Celebrate togetherness with games that make holidays and special occasions more meaningful, inclusive, and fun.

Cooperative Games for Holidays

and other Special Days

Infinite Story

Directions: Make a story as a group. Each person adds a sentence or two that takes off from where the person before them left the story. Game is over when everyone has a chance (or two or three chances, etc.) to contribute.

Suzanne’s notes: You may want to start the group off by providing the first part of the story. Special occasions can make good story beginnings. For example, on Halloween begin a story about a black cat wandering into a school yard.


Clap Happy

Assemble a fun group of friends, family, co-workers, etc… A volunteer leaves the group while those remaining decide on a gesture or position that the volunteer should strike. For example, the group may decide that the volunteer should salute or touch her toes. When the volunteer returns to the group, she randomly strikes different poses. As she gets “warmer”, the group claps louder and more frequently until clapping reaches a crescendo when the correct pose is reached.

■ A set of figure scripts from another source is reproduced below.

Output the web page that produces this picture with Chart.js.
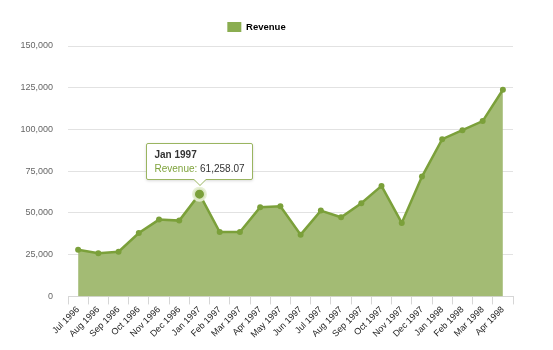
<!DOCTYPE html>
<html>
<head>
<meta charset="utf-8">
<script src="https://cdn.jsdelivr.net/npm/chart.js@4/dist/chart.umd.min.js"></script>
<style>
  html, body { margin: 0; padding: 0; background: #fff; }
  #wrap { position: relative; width: 553px; height: 350px; }
  #tip {
    position: absolute; pointer-events: none; display: none;
    background: #fff; border: 1px solid #9ab560; border-radius: 2px;
    box-shadow: 0 1px 3px rgba(0,0,0,0.15);
    font-family: "Liberation Sans", Arial, sans-serif; font-size: 10px;
    padding: 5px 7px; white-space: nowrap;
  }
  #tip .t { font-weight: bold; color: #333; margin-bottom: 3px; }
  #tip .k { color: #7fa33c; }
  #tip .v { color: #333; }
  #tip:after, #tip:before {
    content: ""; position: absolute; left: 50%; top: 100%;
    border: solid transparent;
  }
  #tip:before { border-width: 7px; margin-left: -7px; border-top-color: #9ab560; }
  #tip:after { border-width: 6px; margin-left: -6px; border-top-color: #fff; }
</style>
</head>
<body>
<div id="wrap">
  <canvas id="chart" width="553" height="350"></canvas>
  <div id="tip"></div>
</div>
<script>
const months = ['Jul 1996', 'Aug 1996', 'Sep 1996', 'Oct 1996', 'Nov 1996', 'Dec 1996',
  'Jan 1997', 'Feb 1997', 'Mar 1997', 'Apr 1997', 'May 1997', 'Jun 1997', 'Jul 1997',
  'Aug 1997', 'Sep 1997', 'Oct 1997', 'Nov 1997', 'Dec 1997', 'Jan 1998', 'Feb 1998',
  'Mar 1998', 'Apr 1998'];
const revenue = [28000, 25800, 26800, 38000, 46000, 45400, 61258.07, 38600, 38600, 53400,
  54000, 37000, 51400, 47400, 55800, 66200, 44000, 71800, 94200, 99600, 105000, 123800];
const yTicks = [0, 25000, 50000, 75000, 100000, 125000, 150000];
const activeIndex = 6;

const fmt = (v, d) => v.toLocaleString('en-US', { minimumFractionDigits: d, maximumFractionDigits: d });

function externalTip(context) {
  const tip = document.getElementById('tip');
  const t = context.tooltip;
  if (t.opacity === 0 || !t.dataPoints || !t.dataPoints.length) {
    tip.style.display = 'none';
    return;
  }
  const p = t.dataPoints[0];
  tip.innerHTML = '<div class="t">' + p.label + '</div>' +
    '<span class="k">' + p.dataset.label + ':</span> <span class="v">' + fmt(p.raw, 2) + '</span>';
  tip.style.display = 'block';
  tip.style.left = (t.caretX - tip.offsetWidth / 2) + 'px';
  tip.style.top = (t.caretY - tip.offsetHeight - 14) + 'px';
}

// a little extra room under the legend
const legendGap = {
  id: 'legendGap',
  beforeInit(chart) {
    const fit = chart.legend.fit;
    chart.legend.fit = function () {
      fit.call(this);
      this.height += 4;
    };
  }
};

const ctx = document.getElementById('chart').getContext('2d');
const chart = new Chart(ctx, {
  type: 'line',
  data: {
    labels: months,
    datasets: [{
      label: 'Revenue',
      data: revenue,
      fill: 'origin',
      backgroundColor: '#a3bb74',
      borderColor: '#7ba03a',
      borderWidth: 2.5,
      tension: 0,
      pointRadius: 3,
      pointBackgroundColor: '#7ba03a',
      pointBorderWidth: 0,
      pointHoverRadius: 6,
      pointHoverBackgroundColor: '#7ba03a',
      pointHoverBorderColor: 'rgba(230,238,210,0.9)',
      pointHoverBorderWidth: 3
    }]
  },
  plugins: [legendGap],
  options: {
    responsive: false,
    animation: false,
    layout: { padding: { left: 0, right: 40, top: 8, bottom: 10 } },
    plugins: {
      legend: {
        position: 'top',
        labels: {
          boxWidth: 14, boxHeight: 10, padding: 14,
          color: '#222',
          font: { family: 'Liberation Sans', size: 9.5, weight: 'bold' },
          generateLabels: (c) => [{
            text: 'Revenue', fillStyle: '#8aad50', strokeStyle: '#8aad50',
            lineWidth: 0, datasetIndex: 0
          }]
        }
      },
      tooltip: { enabled: false, external: externalTip }
    },
    scales: {
      x: {
        offset: true,
        grid: { offset: true, drawOnChartArea: false, tickLength: 8, color: '#d6d6d6' },
        border: { display: true, color: '#d6d6d6' },
        ticks: {
          minRotation: 45, maxRotation: 45, autoSkip: false, padding: 0,
          color: '#222', font: { family: 'Liberation Sans', size: 9 }
        }
      },
      y: {
        min: 0, max: 150000,
        afterBuildTicks: (axis) => { axis.ticks = yTicks.map(v => ({ value: v })); },
        afterFit: (axis) => { axis.width = 68; },
        grid: { color: '#e2e2e2', drawTicks: false },
        border: { display: false },
        ticks: {
          padding: 15, color: '#666',
          font: { family: 'Liberation Sans', size: 9 },
          callback: (v) => fmt(v, 0)
        }
      }
    }
  }
});

// show the Jan 1997 point as the hovered one
const pt = chart.getDatasetMeta(0).data[activeIndex];
chart.setActiveElements([{ datasetIndex: 0, index: activeIndex }]);
chart.tooltip.setActiveElements([{ datasetIndex: 0, index: activeIndex }], { x: pt.x, y: pt.y });
chart.update();
</script>
</body>
</html>
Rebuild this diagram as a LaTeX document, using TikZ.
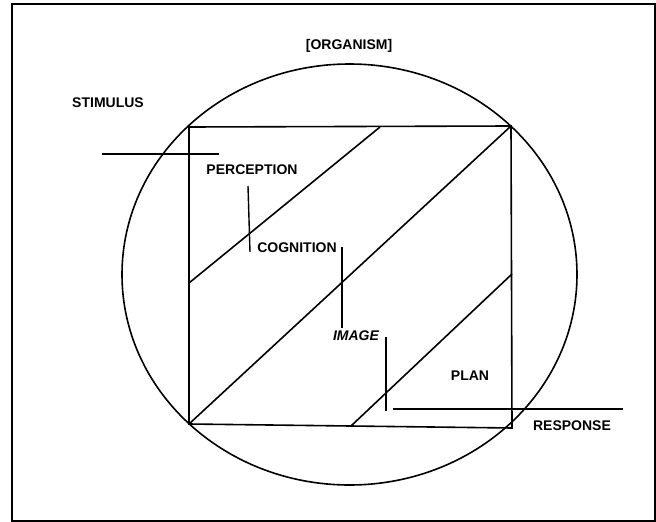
\documentclass[tikz,border=0pt]{standalone}
\usepackage{fontspec}
\setmainfont{Liberation Sans}
\tikzset{
  orgframe/.style={line width=1.4pt, draw=black},
  orgline/.style={line width=1.6pt, draw=black, line cap=butt},
  orgtick/.style={line width=1.4pt, draw=black, line cap=butt},
  orglabel/.style={font=\fontsize{14}{16}\selectfont\bfseries, inner sep=0pt},
}
\begin{document}
\begin{tikzpicture}[x=1pt,y=-1pt]
\useasboundingbox (0,0) rectangle (656,522);
\draw[orgframe] (12,4) rectangle (655,521);
% organism and the square inside it
\draw[orgline] (349.5,274.5) ellipse (227.5 and 210.5);
\coordinate (tl) at (189,127);
\coordinate (tr) at (511,126);
\coordinate (br) at (512,428);
\coordinate (bl) at (189,424);
\draw[orgline] (tl) -- (tr) -- (br) -- (bl) -- cycle;
\draw[orgline] (189,283) -- (380,127);
\draw[orgline] (bl) -- (tr);
\draw[orgline] (351,426) -- (512,274);
% in and out
\draw[orgline] (102,154) -- (219,154);
\draw[orgline] (393,409) -- (623,409);
\draw[orgtick] (248,186) -- (250,252);
\draw[orgtick] (342,247) -- (342,328);
\draw[orgtick] (386,337) -- (386,411);
% labels
\node[orglabel] (organism) at (349,46) {[ORGANISM]};
\node[orglabel] (stimulus) at (108,103) {STIMULUS};
\node[orglabel] (perception) at (252,170) {PERCEPTION};
\node[orglabel] (cognition) at (297,248) {COGNITION};
\node[orglabel, font=\fontsize{14}{16}\selectfont\bfseries\itshape] (image) at (356,336) {IMAGE};
\node[orglabel] (plan) at (470,376) {PLAN};
\node[orglabel] (response) at (572,426) {RESPONSE};
\end{tikzpicture}
\end{document}
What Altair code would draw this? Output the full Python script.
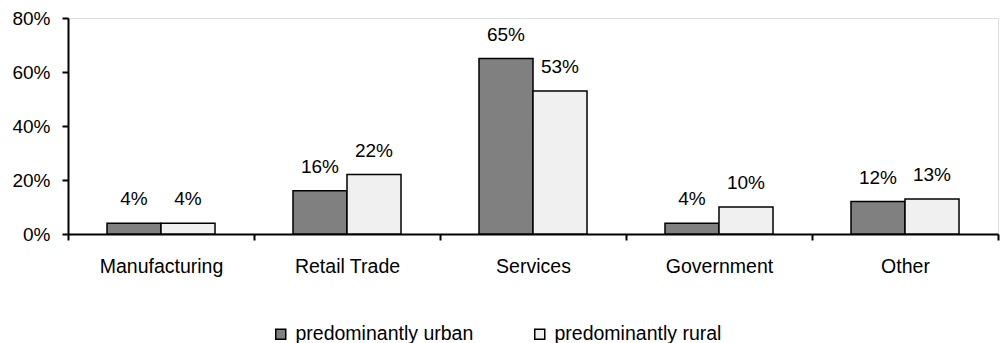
import altair as alt
import pandas as pd

# Employment share by industry for predominantly urban vs rural areas
sectors = ["Manufacturing", "Retail Trade", "Services", "Government", "Other"]
urban = [4, 16, 65, 4, 12]
rural = [4, 22, 53, 10, 13]
groups = ["predominantly urban", "predominantly rural"]
y_ticks = [0, 20, 40, 60, 80]

rows = []
for s, u, r in zip(sectors, urban, rural):
    rows.append({"sector": s, "group": groups[0], "share": u})
    rows.append({"sector": s, "group": groups[1], "share": r})
df = pd.DataFrame(rows)

FONT = "Liberation Sans"
FS = 19
FS_CAT = 19.5

x_enc = alt.X(
    "sector:N",
    sort=sectors,
    title=None,
    scale=alt.Scale(paddingInner=0, paddingOuter=0),
    axis=alt.Axis(
        labelAngle=0,
        tickBand="extent",
        tickSize=6,
        tickWidth=2,
        tickColor="black",
        domainColor="black",
        domainWidth=2,
        labelPadding=17,
        labelFontSize=FS_CAT,
        labelFont=FONT,
        labelColor="black",
        labelLimit=300,
    ),
)
xoff_enc = alt.XOffset(
    "group:N",
    sort=groups,
    scale=alt.Scale(paddingInner=0, paddingOuter=0.7222),
)
y_enc = alt.Y(
    "share:Q",
    title=None,
    scale=alt.Scale(domain=[0, 80], nice=False),
    axis=alt.Axis(
        values=y_ticks,
        labelExpr="datum.value + '%'",
        grid=False,
        tickSize=6,
        tickWidth=2,
        tickColor="black",
        domainColor="black",
        domainWidth=2,
        labelPadding=12,
        labelFontSize=FS,
        labelFont=FONT,
        labelColor="black",
    ),
)

bars = alt.Chart(df).mark_bar(stroke="black", strokeWidth=1.5).encode(
    x=x_enc,
    xOffset=xoff_enc,
    y=y_enc,
    color=alt.Color(
        "group:N",
        sort=groups,
        scale=alt.Scale(domain=groups, range=["#808080", "#f0f0f0"]),
        legend=alt.Legend(
            title=None,
            orient="none",
            direction="horizontal",
            legendX=203,
            legendY=306,
            symbolType="square",
            symbolSize=100,
            symbolStrokeColor="black",
            symbolStrokeWidth=1.5,
            labelFontSize=FS_CAT,
            labelFont=FONT,
            labelColor="black",
            labelOffset=5,
            labelLimit=400,
            columnPadding=56,
        ),
    ),
)

labels = (
    alt.Chart(df)
    .transform_calculate(lbl="datum.share + '%'")
    .mark_text(dy=-18, baseline="alphabetic", align="center", fontSize=FS, font=FONT, color="black")
    .encode(
        x=alt.X("sector:N", sort=sectors),
        xOffset=alt.XOffset("group:N", sort=groups),
        y="share:Q",
        text="lbl:N",
    )
)

chart = (
    alt.layer(bars, labels)
    .properties(
        width=930,
        height=216,
        autosize=alt.AutoSizeParams(type="none"),
        padding={"left": 68, "top": 18, "right": 4, "bottom": 109},
    )
    .configure_view(stroke="#808080", strokeWidth=1.5)
    .configure(background="white")
)

chart.save("out.html", embed_options={"renderer": "svg", "actions": False})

Suzanne’s notes: This game is really great!  It’s fun to be part of the frantically clapping audience with the cooperative goal of helping the volunteer find his way. When you’re the volunteer, you get lots of supportive attention as well as perhaps good-natured ribbing! I have had lots of success with it at family holiday gatherings of mixed-age players.


Basket of Plenty

Players sit around the Thanksgiving dinner table. Pass around a small basket (or bowl) full of dried flowers, fruits, or favorite things, a cornucopia of your own making. The group recites this poem: Basket of plenty, around you go…. Where you stop, nobody knows… But when you halt, one of us will say what he is thankful for this day. In this way, each player chooses when they will stop passing the basket and tell the group what that player is thankful for.


Gobble Happy

A player leaves the room while those left behind hide small treats or funny objects. When the player returns, the group guides him or her to the treat by saying “gobble, gobble” louder and louder as the player gets closet to the prize. Gobble very softly or not at all when the player is “cold” and raise the gobbling to a happy cacophony as the player nears the sought-after object.


Thanksgiving Joke-a-thon

Put two strips of paper under each dinner plate. One strip has a joke, and the other has a punch line to a different joke. On each player’s turn, she reads her joke. The player who thinks he has the punch line reads it. Sometimes it’s hard to tell what the correct punch line is, but mismatched jokes and punch lines are part of the fun! Here are some corny Thanksgiving jokes and punch lines you can use.

  • Why was the turkey the drummer in the band? Because he had the drumsticks.

  • If April showers bring May flowers, what do May flowers bring? Pilgrims.

  • What has feathers and webbed feet? A Turkey wearing scuba gear.

  • What key has legs and can’t open doors? A turkey.

  • What kind of vegetable do you like on Thanksgiving? Beets me!

  • Why can’t you take a turkey to church? Because they use such FOWL language.

  • Can a turkey jump higher than the Empire State Building? Yes – a building can’t jump at all.

  • Who is not hungry at Thanksgiving? The turkey because he’s already stuffed!

  • What does Dracula call Thanksgiving? Fangs-giving.

  • Which side of the turkey has the most feathers? The outside.

  • What kind of music did the Pilgrims like? Plymouth Rock.

  • Why did the police arrest the turkey? They suspected it of fowl play.

  • What did the turkey say before it was roasted? Boy! I’m stuffed!

  • Where did the first corn come from? The stalk brought it.

  • How did the Mayflower show that it liked America? It hugged the shore.

  • Why did the turkey cross the road? It was the chicken’s day off.